Donald Trump 2020 Campaign Buys Prime YouTube Ad Space for Election Day

The re-election campaign of president Donald Trump has reportedly purchased prominent ad space on the YouTube homepage at a key time during the 2020 election.

Masthead ads—placed at the top of the front page—will be shown to the platform's billions of users in the days leading up to the November 3 vote, Bloomberg reported. Financial details of the deal remain unknown, but the publication said the ads are expected to run nationwide.

YouTube, which is owned by Google, has more than two billion users and claims to reach more U.S. citizens in the 18-35 demographic than any TV network.

Masthead advertising typically lasts for a day, and was previously seized by President Barack Obama's campaign in 2012 and Hillary Clinton during her failed battle for the White House back in 2016.

In June last year, NPR reported the Trump campaign had purchased the prime masthead space to be shown around the time of the first Democratic presidential debate in Miami, and noted the spot could have cost up to $1 million for the time that it was visible to the video platform's viewers.

Last April, Trump's 2020 manager Brad Parscale said in an interview with "America This Week" that fresh ad campaign spending could top $1 billion, with about half of that on digital. YouTube masthead ads shun a targeted approach in favor of a wider public splash.

Google and the Trump campaign have been contacted for comment. A Google spokesperson told Bloomberg such political ads are common for the website.

"In the past, campaigns, PACs, and other political groups have run various types of ads leading up to Election Day," the spokesperson said. "All advertisers follow the same process and are welcome to purchase the masthead space as long as their ads comply with our policies."

Digital advertising—and the money used to fund it—will no doubt play a significant role in the strategies of all leading candidates. Statistics published by Google indicate Trump's efforts are currently only overshadowed by the lavish spending of billionaire Michael Bloomberg, who has used the reach of internet influencers to spread memes about his campaign.

Fresh from a poor debate performance this week, it surfaced via The Wall Street Journal that Bloomberg will pay people to praise him to their social media followers and phone contacts.

Google updated its advertising policy in November last year, limiting election audience targeting to a selection of broad categories: age, gender, and general location.

It said in a blog post: "Political advertisers can, of course, continue to do contextual targeting, such as serving ads to people reading or watching a story about, say, the economy. This will align our approach to election ads with long-established practices in media such as TV, radio, and print, and result in election ads being more widely seen and available for public discussion."

The changes came as political ads, powerful in the right hands because they allow talking points to be targeted at specific demographics, became a focus of debate in the U.S., with Facebook doubling down on the stance that such messaging wouldn't be subject to fact checking.

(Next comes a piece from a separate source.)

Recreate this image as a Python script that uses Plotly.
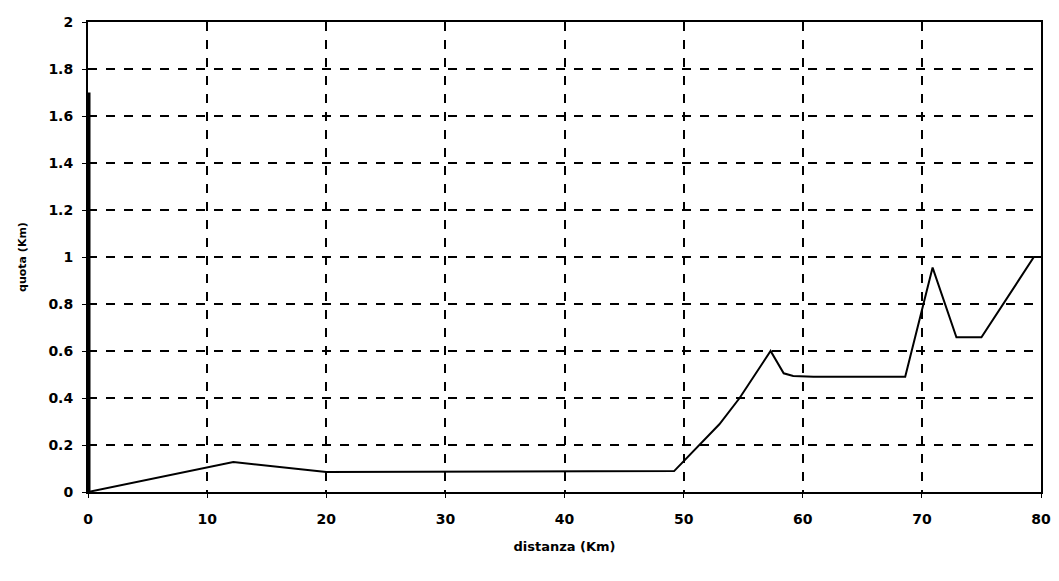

Twitter CEO Jack Dorsy seized the moment by choosing to block paid political advertising from his platform—even if that hasn't stopped politicians from using their accounts to share their views (and edited videos). Broadly, Facebook spun its policy as a pro-transparency move.

"We don't think decisions about political ads should be made by private companies," said Rob Leathern, the social network's director of product management, in a January blog.

"In the absence of regulation, Facebook and other companies are left to design their own policies. We have based ours on the principle that people should be able to hear from those who wish to lead them, warts and all, and that what they say should be scrutinized and debated in public."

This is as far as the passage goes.